Trajectory Factory: Tracklet Cleaving and Re-connection by Deep Siamese Bi-GRU for Multiple Object Tracking
This work addresses tracking challenges in surveillance and autonomous driving, but it is incremental as it builds on existing tracklet generation methods.
The paper tackles the problem of multi-object tracking in complex scenes by proposing a tracklet processing method that cleaves and re-connects tracklets using a Siamese Bi-GRU, achieving improved performance over state-of-the-art methods on the MOT16 benchmark.
Multi-Object Tracking (MOT) is a challenging task in the complex scene such as surveillance and autonomous driving. In this paper, we propose a novel tracklet processing method to cleave and re-connect tracklets on crowd or long-term occlusion by Siamese Bi-Gated Recurrent Unit (GRU). The tracklet generation utilizes object features extracted by CNN and RNN to create the high-confidence tracklet candidates in sparse scenario. Due to mis-tracking in the generation process, the tracklets from different objects are split into several sub-tracklets by a bidirectional GRU. After that, a Siamese GRU based tracklet re-connection method is applied to link the sub-tracklets which belong to the same object to form a whole trajectory.
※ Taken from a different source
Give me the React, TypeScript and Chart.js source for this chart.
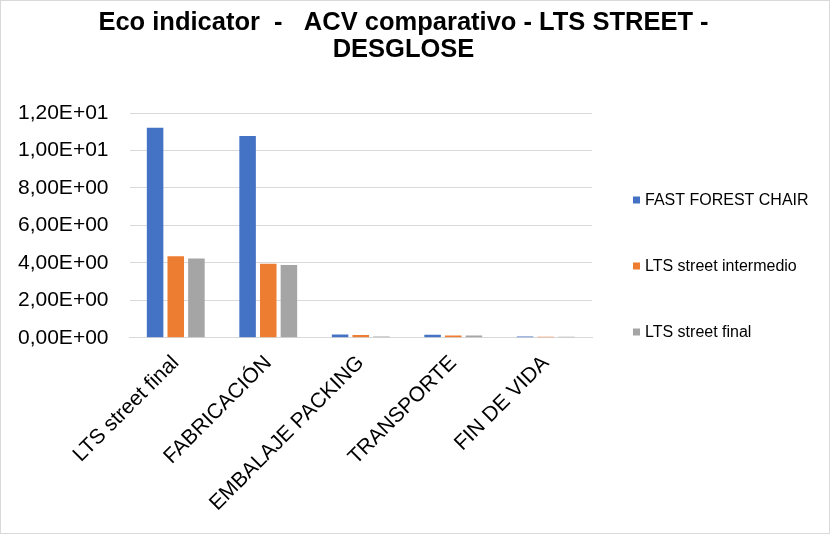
import React, { useEffect, useRef } from "react";
import { Chart, registerables, layouts } from "chart.js";

Chart.register(...registerables);

const categories = ["LTS street final", "FABRICACIÓN", "EMBALAJE PACKING", "TRANSPORTE", "FIN DE VIDA"];
const seriesNames = ["FAST FOREST CHAIR", "LTS street intermedio", "LTS street final"];
const fastForestChair = [11.21, 10.77, 0.17, 0.16, 0.06];
const ltsIntermedio = [4.35, 3.95, 0.15, 0.12, 0.05];
const ltsFinal = [4.23, 3.89, 0.06, 0.12, 0.05];
const seriesColors = ["#4472C4", "#ED7D31", "#A5A5A5"];
const titleLines = ["Eco indicator  -   ACV comparativo - LTS STREET -", "DESGLOSE"];
const yMin = 0;
const yMax = 12;
const yStep = 2;

const FONT = "'Liberation Sans', Arial, sans-serif";

function fmtExp(v: number): string {
  const [m, e] = v.toExponential(2).split("e");
  const exp = parseInt(e, 10);
  const sign = exp < 0 ? "-" : "+";
  return m.replace(".", ",") + "E" + sign + String(Math.abs(exp)).padStart(2, "0");
}

// Side legend as a Chart.js layout box (right side)
const sideLegendPlugin = {
  id: "sideLegend",
  beforeInit(chart: any) {
    const box: any = {
      position: "right",
      weight: 1000,
      fullSize: true,
      options: {},
      width: 0,
      height: 0,
      left: 0,
      top: 0,
      right: 0,
      bottom: 0,
      isHorizontal() {
        return false;
      },
      update(maxWidth: number, maxHeight: number) {
        this.width = 218;
        this.height = maxHeight;
      },
      draw() {
        const ctx = chart.ctx;
        const ds = chart.data.datasets;
        const spacing = 66;
        const midY = chart.height / 2 - 1;
        const boxX = this.left + 41;
        ctx.save();
        ctx.font = `16px ${FONT}`;
        ctx.textBaseline = "middle";
        ctx.textAlign = "left";
        ds.forEach((d: any, i: number) => {
          const cy = midY + (i - (ds.length - 1) / 2) * spacing;
          ctx.fillStyle = d.backgroundColor;
          ctx.fillRect(boxX, cy - 3.5, 7, 7);
          ctx.fillStyle = "#000";
          ctx.fillText(d.label, boxX + 12, cy + 0.5);
        });
        ctx.restore();
      },
    };
    layouts.addBox(chart, box);
  },
};

export default function App() {
  const ref = useRef<HTMLCanvasElement | null>(null);
  useEffect(() => {
    if (!ref.current) return;
    const values = [fastForestChair, ltsIntermedio, ltsFinal];
    const chart = new Chart(ref.current, {
      type: "bar",
      data: {
        labels: categories,
        datasets: seriesNames.map((name, i) => ({
          label: name,
          data: values[i],
          backgroundColor: seriesColors[i],
          borderWidth: 0,
          categoryPercentage: 0.67,
          barPercentage: 0.8,
        })),
      },
      plugins: [sideLegendPlugin],
      options: {
        animation: false,
        responsive: false,
        maintainAspectRatio: false,
        layout: { padding: { left: -4, right: 19, top: 0, bottom: 4 } },
        plugins: {
          tooltip: { enabled: false },
          legend: { display: false },
          title: {
            display: true,
            text: titleLines,
            color: "#000",
            font: { family: FONT, size: 25.5, weight: "bold", lineHeight: 1.08 },
            padding: { top: 8, bottom: 49 },
          },
        },
        scales: {
          x: {
            grid: { display: false, drawTicks: false },
            border: { display: true, color: "#D9D9D9", width: 1 },
            afterFit: (s: any) => {
              s.paddingLeft = 0;
              s.paddingRight = 0;
            },
            ticks: {
              color: "#000",
              font: { family: FONT, size: 21 },
              maxRotation: 45,
              minRotation: 45,
              padding: 13,
              autoSkip: false,
            },
          },
          y: {
            min: yMin,
            max: yMax,
            grid: { color: "#D9D9D9", lineWidth: 1, drawTicks: false },
            border: { display: false },
            ticks: {
              stepSize: yStep,
              color: "#000",
              font: { family: FONT, size: 21 },
              padding: 21,
              callback: (v: any) => fmtExp(Number(v)),
            },
          },
        },
      },
    });
    return () => chart.destroy();
  }, []);
  return (
    <div
      style={{
        position: "fixed",
        left: 0,
        top: 0,
        width: 830,
        height: 534,
        boxSizing: "border-box",
        border: "1px solid #D9D9D9",
        background: "#fff",
      }}
    >
      <canvas ref={ref} width={828} height={532} style={{ display: "block" }} />
    </div>
  );
}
In addition, we extract the tracklet images from existing MOT datasets and propose a novel dataset to train our networks. The proposed dataset contains more than 95160 pedestrian images. It has 793 different persons in it. On average, there are 120 images for each person with positions and sizes. Experimental results demonstrate the advantages of our model over the state-of-the-art methods on MOT16.